1.6 Hydroelectric power
Hydro power is predictable and dispatchable. Unfortunately very geographically dependent (limited opportunity for expansion in the UK).
The 3 Gorges Dam in China produces 22.5 GW of power, about half the consumption of the UK
1.7 Tidal power
Predictable and steady power output, but currently in pilot development. UoE is heavily involved in tidal power.
1.8 Wave power
Predictable but unsteady power output. Waves create a lot of mechanical energy, and capturing that energy is a significant challenge.
1.9 Biomass
Take crops, refine them into a biofuel, combust it in a generator and drive a steam turbine. Kind of a waste of perfectly good farmland.
2 Operation
2.1 Legal Requirements
Heavily regulated to ensure interoperability &c. Sinusoidal voltage, required to be at a frequency of 50Hz +- 1%. On a given day it will oscillate between 49.9 and 50.1 Hz as different power sources come online and offline. This is caused by imbalances between the consumption and the production side.
All mechanical generators are electrically coupled through the transmission system. Thermal generation systems use synchronous machines, where the frequency of electricity generated is directly coupled to the electrical frequency.
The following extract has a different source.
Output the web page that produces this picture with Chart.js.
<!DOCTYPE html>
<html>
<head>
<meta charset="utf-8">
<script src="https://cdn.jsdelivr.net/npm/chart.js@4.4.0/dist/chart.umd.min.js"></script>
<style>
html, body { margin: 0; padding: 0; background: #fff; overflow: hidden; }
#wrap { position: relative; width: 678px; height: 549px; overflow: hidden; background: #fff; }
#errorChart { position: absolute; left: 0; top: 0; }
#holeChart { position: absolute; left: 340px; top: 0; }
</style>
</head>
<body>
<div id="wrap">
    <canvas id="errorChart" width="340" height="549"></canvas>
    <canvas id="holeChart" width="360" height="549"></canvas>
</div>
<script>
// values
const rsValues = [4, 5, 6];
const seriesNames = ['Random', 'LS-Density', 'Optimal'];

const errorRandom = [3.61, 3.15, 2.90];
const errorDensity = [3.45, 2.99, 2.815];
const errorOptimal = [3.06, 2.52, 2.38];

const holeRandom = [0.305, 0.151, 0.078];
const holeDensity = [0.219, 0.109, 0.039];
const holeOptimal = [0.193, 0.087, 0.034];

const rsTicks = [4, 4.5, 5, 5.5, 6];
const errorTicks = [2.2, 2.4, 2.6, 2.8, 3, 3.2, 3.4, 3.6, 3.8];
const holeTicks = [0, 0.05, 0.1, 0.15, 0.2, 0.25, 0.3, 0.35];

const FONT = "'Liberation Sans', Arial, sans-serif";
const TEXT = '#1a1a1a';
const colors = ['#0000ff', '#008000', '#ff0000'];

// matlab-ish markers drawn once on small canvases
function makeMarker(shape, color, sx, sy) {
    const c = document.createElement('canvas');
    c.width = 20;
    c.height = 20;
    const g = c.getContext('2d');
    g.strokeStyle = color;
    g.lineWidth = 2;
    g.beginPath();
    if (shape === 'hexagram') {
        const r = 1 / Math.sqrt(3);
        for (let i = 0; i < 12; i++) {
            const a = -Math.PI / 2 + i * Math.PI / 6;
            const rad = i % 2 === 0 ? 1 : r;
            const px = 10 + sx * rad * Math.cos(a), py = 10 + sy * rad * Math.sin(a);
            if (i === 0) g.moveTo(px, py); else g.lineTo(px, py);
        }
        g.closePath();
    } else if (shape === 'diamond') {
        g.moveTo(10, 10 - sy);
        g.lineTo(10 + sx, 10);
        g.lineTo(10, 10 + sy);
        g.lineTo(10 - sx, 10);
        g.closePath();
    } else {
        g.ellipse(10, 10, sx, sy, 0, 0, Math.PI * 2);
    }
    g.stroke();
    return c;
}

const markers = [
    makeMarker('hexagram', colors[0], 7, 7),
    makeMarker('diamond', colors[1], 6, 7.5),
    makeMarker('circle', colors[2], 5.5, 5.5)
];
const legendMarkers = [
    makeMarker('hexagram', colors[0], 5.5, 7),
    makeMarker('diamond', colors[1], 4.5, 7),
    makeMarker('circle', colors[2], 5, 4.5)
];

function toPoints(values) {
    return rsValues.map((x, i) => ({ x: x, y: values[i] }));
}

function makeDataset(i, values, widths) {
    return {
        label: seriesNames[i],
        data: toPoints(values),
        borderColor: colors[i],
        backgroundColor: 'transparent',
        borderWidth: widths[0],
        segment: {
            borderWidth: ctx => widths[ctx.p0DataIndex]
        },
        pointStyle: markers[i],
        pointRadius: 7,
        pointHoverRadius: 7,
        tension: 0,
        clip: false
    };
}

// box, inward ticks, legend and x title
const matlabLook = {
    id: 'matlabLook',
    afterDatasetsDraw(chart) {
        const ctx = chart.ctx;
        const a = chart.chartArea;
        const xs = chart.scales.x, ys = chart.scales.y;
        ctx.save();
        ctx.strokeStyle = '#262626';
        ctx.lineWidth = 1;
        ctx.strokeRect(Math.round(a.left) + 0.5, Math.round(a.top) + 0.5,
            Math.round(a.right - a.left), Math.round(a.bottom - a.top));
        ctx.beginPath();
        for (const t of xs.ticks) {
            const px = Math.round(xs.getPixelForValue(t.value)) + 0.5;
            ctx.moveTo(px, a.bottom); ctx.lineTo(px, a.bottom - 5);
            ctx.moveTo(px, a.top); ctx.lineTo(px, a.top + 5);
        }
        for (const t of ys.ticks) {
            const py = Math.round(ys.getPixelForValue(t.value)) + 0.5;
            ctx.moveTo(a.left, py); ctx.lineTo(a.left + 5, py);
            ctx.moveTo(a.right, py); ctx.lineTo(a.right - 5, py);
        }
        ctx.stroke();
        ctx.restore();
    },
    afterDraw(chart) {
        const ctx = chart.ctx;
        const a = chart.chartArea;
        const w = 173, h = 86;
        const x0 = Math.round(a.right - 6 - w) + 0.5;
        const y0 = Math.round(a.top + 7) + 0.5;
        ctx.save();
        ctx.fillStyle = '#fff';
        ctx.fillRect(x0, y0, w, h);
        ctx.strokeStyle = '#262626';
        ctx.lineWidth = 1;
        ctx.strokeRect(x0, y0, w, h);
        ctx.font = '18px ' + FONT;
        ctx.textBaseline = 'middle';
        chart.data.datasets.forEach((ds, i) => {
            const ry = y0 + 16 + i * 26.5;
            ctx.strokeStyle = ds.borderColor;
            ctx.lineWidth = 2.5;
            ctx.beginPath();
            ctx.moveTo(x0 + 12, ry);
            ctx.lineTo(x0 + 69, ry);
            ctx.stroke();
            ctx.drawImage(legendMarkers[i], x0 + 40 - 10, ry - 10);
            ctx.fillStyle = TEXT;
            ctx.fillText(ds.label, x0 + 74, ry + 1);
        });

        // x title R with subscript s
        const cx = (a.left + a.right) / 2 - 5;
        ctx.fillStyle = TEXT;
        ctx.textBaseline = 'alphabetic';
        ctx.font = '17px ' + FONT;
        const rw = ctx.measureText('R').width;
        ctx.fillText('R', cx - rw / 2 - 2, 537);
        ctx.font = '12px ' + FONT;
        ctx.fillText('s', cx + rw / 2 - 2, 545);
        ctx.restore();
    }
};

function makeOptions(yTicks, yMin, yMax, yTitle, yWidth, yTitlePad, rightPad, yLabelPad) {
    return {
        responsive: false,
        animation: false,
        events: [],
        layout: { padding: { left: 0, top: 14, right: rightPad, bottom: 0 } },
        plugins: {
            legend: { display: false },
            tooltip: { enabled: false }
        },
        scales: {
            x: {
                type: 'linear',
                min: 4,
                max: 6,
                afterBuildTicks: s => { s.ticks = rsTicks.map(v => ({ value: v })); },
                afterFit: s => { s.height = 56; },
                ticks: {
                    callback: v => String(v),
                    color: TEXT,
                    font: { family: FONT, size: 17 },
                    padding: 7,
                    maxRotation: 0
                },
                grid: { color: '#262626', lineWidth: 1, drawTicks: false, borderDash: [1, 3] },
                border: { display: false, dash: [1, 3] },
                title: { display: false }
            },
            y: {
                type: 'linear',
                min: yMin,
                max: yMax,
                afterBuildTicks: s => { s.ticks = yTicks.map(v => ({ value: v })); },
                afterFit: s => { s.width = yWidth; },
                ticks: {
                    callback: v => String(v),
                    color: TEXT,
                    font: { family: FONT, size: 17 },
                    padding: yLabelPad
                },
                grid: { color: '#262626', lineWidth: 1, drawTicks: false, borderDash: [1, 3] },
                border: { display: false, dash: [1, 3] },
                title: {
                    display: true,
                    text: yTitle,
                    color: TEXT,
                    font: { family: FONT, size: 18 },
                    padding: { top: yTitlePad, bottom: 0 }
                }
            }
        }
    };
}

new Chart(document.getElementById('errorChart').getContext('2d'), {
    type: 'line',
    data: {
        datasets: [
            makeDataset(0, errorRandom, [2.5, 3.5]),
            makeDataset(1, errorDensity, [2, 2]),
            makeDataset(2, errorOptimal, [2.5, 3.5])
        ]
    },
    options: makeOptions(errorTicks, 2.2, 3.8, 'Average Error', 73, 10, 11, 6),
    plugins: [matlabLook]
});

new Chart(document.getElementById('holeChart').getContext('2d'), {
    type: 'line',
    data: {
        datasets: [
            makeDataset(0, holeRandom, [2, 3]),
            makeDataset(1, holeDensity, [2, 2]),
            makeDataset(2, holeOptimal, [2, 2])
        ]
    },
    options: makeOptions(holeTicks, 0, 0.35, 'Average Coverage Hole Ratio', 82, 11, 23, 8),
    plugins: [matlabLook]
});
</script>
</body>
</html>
The mechanical shafts of these machines store significant rotating kinetic energy; if the frequency wants to slow down, all of the driveshafts in every generator in the UK must slow down to match, which releases a lot of energy. Similarly, increasing the frequency requires a lot of power.
Energy systems produce every single bit of power that is used the moment it is consumed. Production must match load exactly.
If P_{gen} > P_{load} \rightarrow the frequency of the system increases, extra energy goes into the driveshafts of the generators
If P_{gen} < P_{load} \rightarrow the frequency of the system decreases, extra energy comes out of the inertia driveshafts of the generators.
This is because it is difficult and expensive to store electricity: Electrical energy cannot be stored in large quantities.
Frequency Regulator: every power station has a governor measuring the system frequency, and automatically adjusting their power output based on how far from nominal that frequency is.
Every 30 minutes, human operators (dispatchers) reevaluate the energy needs; power stations adjust their power output constantly.
Different power stations can adjust at different times - most of the frequency changes are mediated by gas in the UK; they are more responsive. Wind and solar factor in not at all; “you can’t dispatch the wind.”
2.1.1 Big frequency events
August 2019: lightning struck a transission line. The frequency fell to 48.8 Hz (collapse-adjacent). 1 million customers lost power.
- Lightning trips transmission lines
- Power stations can have mechanical or electrical faults
In a big power event, loads can change by gigawatts.
Failures are often correlated, and the power system is no exception.
LFDD: Low Frequency Demand Disconnection - automated disconnection of loads to rescue power system.
To counteract major faults:
- Spinning reserves
- quicly ramp up power output in the event of a fault: gas fired plant rated for 900MW but operated up to 800MW to provide 100MW of spinning reserves
- The plant is connected “spinning” to ramp up quickly.
- Fast acting reserves
- pumped hydro, large battery systems.